Kevin Davis, the CEO and executive director of the Investigative News Network, a consortium of more than 100 nonprofit news organizations, is skeptical of the idea of foundation ownership in San Diego. The IRS moves much faster on approving new media organizations than it did a few years ago, he said, and starting an independent nonprofit is the best way to prevent conflicts over governance.
“If the intent is to make sure the community owns their newspaper and no one can sell it out from under them, and the motivations for how the paper is structured and the content that it has are community-driven and civic-minded, if I were asked I would probably advise they pursue their own nonprofit status, so they can maintain control,” Davis said. “Community foundations have not necessarily proven themselves yet to be effective stewards of these types of projects, in my opinion.”
And, of course, the U-T would still face the fundamental challenges of being a local newspaper—even one that’s now profitable—in the current media climate.

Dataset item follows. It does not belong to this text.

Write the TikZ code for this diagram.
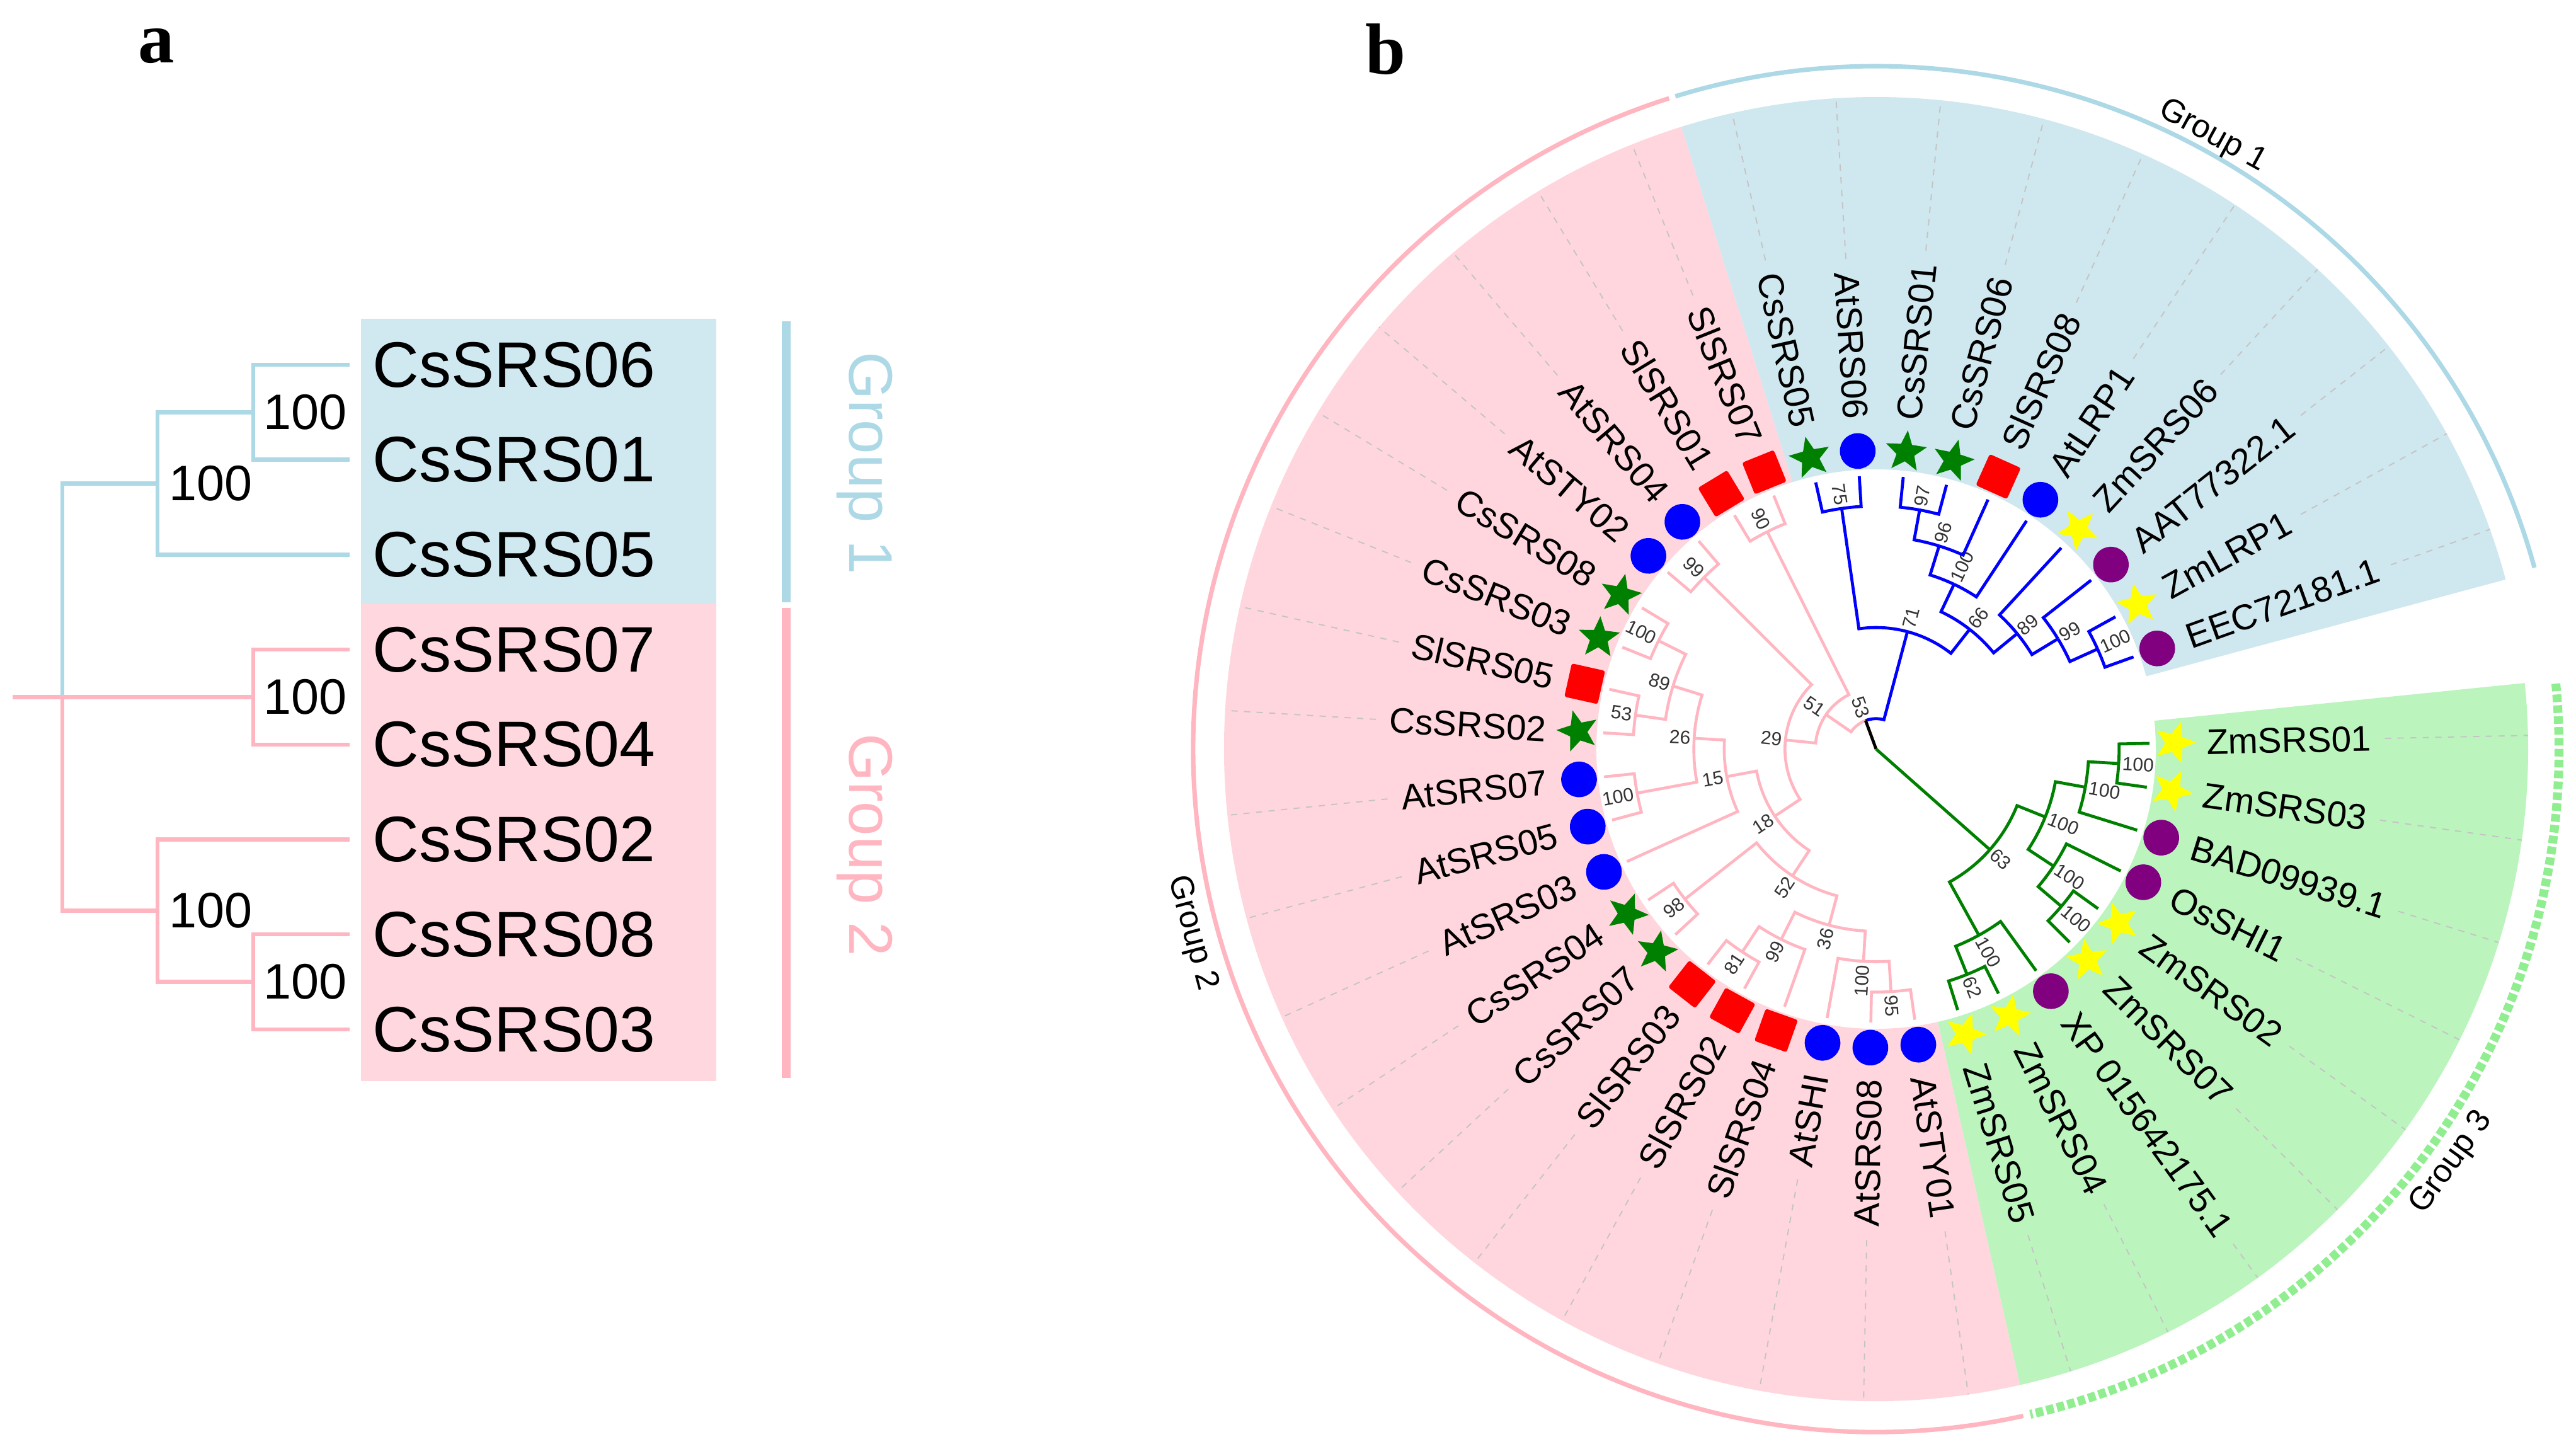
\documentclass[tikz,border=0pt]{standalone}
\usepackage{fontspec}
\setmainfont{Liberation Sans}
\newfontfamily\panelfont{Liberation Serif}
\usetikzlibrary{shapes.geometric}
\definecolor{tblue}{RGB}{0,0,255}
\definecolor{tpink}{RGB}{255,182,193}
\definecolor{tgreen}{RGB}{0,128,0}
\definecolor{lblue}{RGB}{173,216,230}
\definecolor{lgreen}{RGB}{144,238,144}
\definecolor{shblue}{RGB}{207,231,238}
\definecolor{shpink}{RGB}{255,214,222}
\definecolor{shgreen}{RGB}{187,244,189}
\definecolor{boxblue}{RGB}{208,232,239}
\definecolor{boxpink}{RGB}{255,216,223}
\definecolor{mpurple}{RGB}{128,0,128}
\definecolor{myellow}{RGB}{255,255,0}
\definecolor{mred}{RGB}{255,0,0}
\definecolor{dashgray}{RGB}{196,196,196}
\newcommand\conn[3]{\draw[#3] (#1) arc[start angle=\csname tA#1\endcsname, end angle=\csname tA#2\endcsname, radius=\csname tR#1\endcsname] -- (#2);}
\newcommand\sector[3]{\fill[#3] (#1:444) -- (#1:1035) arc[start angle=#1, end angle=#2, radius=1035] -- (#2:444) arc[start angle=#2, end angle=#1, radius=444] -- cycle;}
\tikzset{
 ablue/.style={draw=lblue, line width=1.56pt},
 apink/.style={draw=tpink, line width=1.56pt},
 alab/.style={anchor=west, inner sep=0pt, font=\fontsize{24.5}{28}\selectfont},
 abs/.style={inner sep=0pt, font=\fontsize{19}{22}\selectfont},
 agrp/.style={rotate=-90, inner sep=0pt, font=\fontsize{23.5}{27}\selectfont},
 panel/.style={inner sep=0pt, font=\panelfont\bfseries\fontsize{27.6}{32}\selectfont},
 bline/.style={draw=tblue, line width=1.15pt},
 pline/.style={draw=tpink, line width=1.1pt},
 gline/.style={draw=tgreen, line width=1.15pt},
 kline/.style={draw=black, line width=1.15pt},
 blab/.style={inner sep=0pt, font=\fontsize{13.6}{16}\selectfont},
 bsb/.style={inner sep=0pt, text=black!80, font=\fontsize{7.2}{8}\selectfont},
 bgrp/.style={inner sep=0pt, font=\fontsize{12.4}{14}\selectfont},
 dashln/.style={draw=dashgray, line width=0.45pt, dash pattern=on 2.4pt off 2.4pt, shorten <=5pt},
 mcircle/.style={circle, inner sep=0pt, minimum size=13.6pt},
 msquare/.style={rectangle, inner sep=0pt, minimum size=13pt, rounded corners=0.8pt},
 mstar/.style={star, star points=5, star point ratio=2.3, inner sep=0pt, minimum size=16.5pt},
}
\begin{document}
\begin{tikzpicture}[x=0.24pt,y=0.24pt]
\useasboundingbox (0,0) rectangle (4089,2300);
% ================= panel a =================
\node[panel] (pa) at (248,2227) {a};
\fill[boxblue] (573,1342) rectangle (1137,1794);
\fill[boxpink] (573,584) rectangle (1137,1342);
\coordinate (e1) at (555,1721);
\coordinate (e2) at (555,1570.3);
\coordinate (e3) at (555,1419.6);
\coordinate (e4) at (555,1268.9);
\coordinate (e5) at (555,1118.2);
\coordinate (e6) at (555,967.5);
\coordinate (e7) at (555,816.8);
\coordinate (e8) at (555,666.1);
\coordinate (nA) at (402,1645.65);
\coordinate (nB) at (250,1532.6);
\coordinate (nC) at (402,1193.55);
\coordinate (nD) at (402,741.45);
\coordinate (nE) at (250,854.5);
\coordinate (nR) at (99,1193.55);
\coordinate (r0) at (20,1193.55);
\draw[ablue] (nA) |- (e1);
\draw[ablue] (nA) |- (e2);
\draw[ablue] (nB) |- (nA);
\draw[ablue] (nB) |- (e3);
\draw[ablue] (nR) |- (nB);
\draw[apink] (nR) |- (nE);
\draw[apink] (r0) -- (nC);
\draw[apink] (nC) |- (e4);
\draw[apink] (nC) |- (e5);
\draw[apink] (nE) |- (e6);
\draw[apink] (nE) |- (nD);
\draw[apink] (nD) |- (e7);
\draw[apink] (nD) |- (e8);
\node[alab] (t1) at (591,1721) {CsSRS06};
\node[alab] (t2) at (591,1570.3) {CsSRS01};
\node[alab] (t3) at (591,1419.6) {CsSRS05};
\node[alab] (t4) at (591,1268.9) {CsSRS07};
\node[alab] (t5) at (591,1118.2) {CsSRS04};
\node[alab] (t6) at (591,967.5) {CsSRS02};
\node[alab] (t7) at (591,816.8) {CsSRS08};
\node[alab] (t8) at (591,666.1) {CsSRS03};
\node[abs] (bA) at (485,1645.65) {100};
\node[abs] (bB) at (335,1532.6) {100};
\node[abs] (bC) at (485,1193.55) {100};
\node[abs] (bE) at (335,854.5) {100};
\node[abs] (bD) at (485,741.45) {100};
\draw[lblue, line width=3.36pt] (1248,1790) -- (1248,1344);
\draw[tpink, line width=3.36pt] (1248,1335) -- (1248,589);
\node[agrp, text=lblue] (ga1) at (1373,1565) {Group 1};
\node[agrp, text=tpink] (ga2) at (1373,959) {Group 2};
% ================= panel b =================
\node[panel] (pb) at (2199,2222) {b};
\begin{scope}[shift={(2978,1111)}]
\sector{5.815}{-77.255}{shgreen}
\sector{-77.255}{-252.625}{shpink}
\sector{-252.625}{-344.925}{shblue}
\draw[tpink, line width=1.7pt] (-77.55:1084) arc[start angle=-77.55, end angle=-252.35, radius=1084];
\draw[lblue, line width=1.7pt] (-252.9:1084) arc[start angle=-252.9, end angle=-344.6, radius=1084];
\draw[lgreen, line width=3.4pt, dash pattern=on 2.9pt off 1.25pt] (5.5:1084) arc[start angle=5.5, end angle=-76.95, radius=1084];
\node[bgrp, rotate=-28.8] (gb1) at (-298.775:1110) {Group 1};
\node[bgrp, rotate=285.06] (gb2) at (-164.94:1125) {Group 2};
\node[bgrp, rotate=54.28] (gb3) at (-35.72:1125) {Group 3};
\coordinate (root) at (0,0);
% leaves
\foreach \i/\nm/\mk/\mc in {0/ZmSRS01/mstar/myellow,1/ZmSRS03/mstar/myellow,2/BAD09939.1/mcircle/mpurple,3/OsSHI1/mcircle/mpurple,4/ZmSRS02/mstar/myellow,5/ZmSRS07/mstar/myellow,6/XP 015642175.1/mcircle/mpurple,7/ZmSRS04/mstar/myellow,8/ZmSRS05/mstar/myellow,9/AtSTY01/mcircle/tblue,10/AtSRS08/mcircle/tblue,11/AtSHI/mcircle/tblue,12/SlSRS04/msquare/mred,13/SlSRS02/msquare/mred,14/SlSRS03/msquare/mred,15/CsSRS07/mstar/tgreen,16/CsSRS04/mstar/tgreen,17/AtSRS03/mcircle/tblue,18/AtSRS05/mcircle/tblue,19/AtSRS07/mcircle/tblue,20/CsSRS02/mstar/tgreen,21/SlSRS05/msquare/mred,22/CsSRS03/mstar/tgreen,23/CsSRS08/mstar/tgreen,24/AtSTY02/mcircle/tblue,25/AtSRS04/mcircle/tblue,26/SlSRS01/msquare/mred,27/SlSRS07/msquare/mred,28/CsSRS05/mstar/tgreen,29/AtSRS06/mcircle/tblue,30/CsSRS01/mstar/tgreen,31/CsSRS06/mstar/tgreen,32/SlSRS08/msquare/mred,33/AtLRP1/mcircle/tblue,34/ZmSRS06/mstar/myellow,35/AAT77322.1/mcircle/mpurple,36/ZmLRP1/mstar/myellow,37/EEC72181.1/mcircle/mpurple}{
  \pgfmathsetmacro\a{1.2-9.23*\i}
  \pgfmathsetmacro\rm{\a-90}
  \pgfmathsetmacro\rf{\a+180}
  \pgfmathtruncatemacro\fl{and(\a<-90,\a>-270)}
  \coordinate (L\i) at (\a:434);
  \expandafter\xdef\csname tAL\i\endcsname{\a}
  \node[\mk, fill=\mc, rotate=\rm] (M\i) at (\a:474) {};
  \ifnum\fl=1
    \node[blab, anchor=east, rotate=\rf] (T\i) at (\a:524) {\nm};
    \draw[dashln] (T\i.west) -- (\a:1035);
  \else
    \node[blab, anchor=west, rotate=\a] (T\i) at (\a:524) {\nm};
    \draw[dashln] (T\i.east) -- (\a:1035);
  \fi
}
% internal nodes with bootstrap values
\foreach \nn/\ang/\hh/\bv in {g3a/-3.415/1/100,g3b/-10.3375/2/100,g3e/-40.335/1/100,g3d/-33.4125/2/100,g3c/-21.875/3/100,g3g/-68.025/1/62,g3f/-61.1025/2/100,g3r/-41.49/4/63,p95/-86.485/1/95,p100c/-93.4075/2/100,p81/-123.405/1/81,p99b/-116.4825/2/99,p36/-104.945/3/36,p98/-141.865/1/98,p52/-123.405/4/52,p100b/-169.555/1/100,p53a/-188.015/1/53,p100a/-206.475/1/100,p89/-197.245/2/89,p26/-183.4/3/26,p15/-169.555/4/15,p18/-146.48/5/18,p99a/-224.935/1/99,p29/-185.7075/6/29,p90/-243.395/1/90,p51/-214.55/7/51,b75/-261.855/1/75,b97/-280.315/1/97,b96/-287.2375/2/96,b100/-295.31/3/100,b100b/-335.695/1/100,b99/-328.77/2/99,b89/-320.695/3/89,b66/-308.0/4/66,b71/-284.93/5/71,n53/-249.74/8/53}{
  \pgfmathsetmacro\rr{48.22*(9-\hh)}
  \pgfmathsetmacro\rq{\rr+5}
  \pgfmathsetmacro\rf{\ang+180}
  \coordinate (\nn) at (\ang:\rr);
  \expandafter\xdef\csname tA\nn\endcsname{\ang}
  \expandafter\xdef\csname tR\nn\endcsname{\rr}
  \pgfmathtruncatemacro\fl{and(\ang<-90,\ang>-270)}
  \ifnum\fl=1
    \node[bsb, anchor=east, rotate=\rf] (bs\nn) at (\ang:\rq) {\bv};
  \else
    \node[bsb, anchor=west, rotate=\ang] (bs\nn) at (\ang:\rq) {\bv};
  \fi
}
% connectors
\foreach \p/\c in {g3a/L0,g3a/L1,g3b/g3a,g3b/L2,g3e/L4,g3e/L5,g3d/L3,g3d/g3e,g3c/g3b,g3c/g3d,g3g/L7,g3g/L8,g3f/L6,g3f/g3g,g3r/g3c,g3r/g3f}{\conn{\p}{\c}{gline}}
\foreach \p/\c in {p95/L9,p95/L10,p100c/p95,p100c/L11,p81/L13,p81/L14,p99b/L12,p99b/p81,p36/p100c,p36/p99b,p98/L15,p98/L16,p52/p36,p52/p98,p100b/L18,p100b/L19,p53a/L20,p53a/L21,p100a/L22,p100a/L23,p89/p53a,p89/p100a,p26/p100b,p26/p89,p15/L17,p15/p26,p18/p52,p18/p15,p99a/L24,p99a/L25,p29/p18,p29/p99a,p90/L26,p90/L27,p51/p29,p51/p90,n53/p51}{\conn{\p}{\c}{pline}}
\foreach \p/\c in {b75/L28,b75/L29,b97/L30,b97/L31,b96/b97,b96/L32,b100/b96,b100/L33,b100b/L36,b100b/L37,b99/L35,b99/b100b,b89/L34,b89/b99,b66/b100,b66/b89,b71/b75,b71/b66,n53/b71}{\conn{\p}{\c}{bline}}
\draw[kline] (root) -- (n53);
\draw[gline] (root) -- (g3r);
\end{scope}
\end{tikzpicture}
\end{document}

“The fact that a news organization is nonprofit doesn’t remove all the realities of being a community news organization from that entity,” said Eric Newton, a senior advisor at the Knight Foundation. “Nonprofit news organizations have to have excellent journalism, they have to have community engagement, and they have to have creative ways of getting new revenue streams, just like any for-profit news organization.”
Burnham is aware of these issues. He said there would be a “firewall” between the nonprofit owners and the for-profit newspaper, with no one allowed to serve both organizations and no pressure from ownership on editorial matters.
“I’m not an expert in this. I’m not going to run the paper,” he said. “We’re going to keep the professionals we’ve got and bring some new ones in.”
And if the journalism track record of community foundations is spotty, the record of most for-profit companies as newspaper owners over the past decade doesn’t offer much reason for confidence, either. Nonprofit ownership, might, at the very least, give the newspaper a little cushion as it tries to figure out the digital era.
“It’s an experiment,” said Newton. “That’s the thing about experiments: Experiments can fail. But it’s not really a failure if you learn something.”
* Correction: This sentence originally identified John Lynch as the paper’s CEO; he is the former chief executive.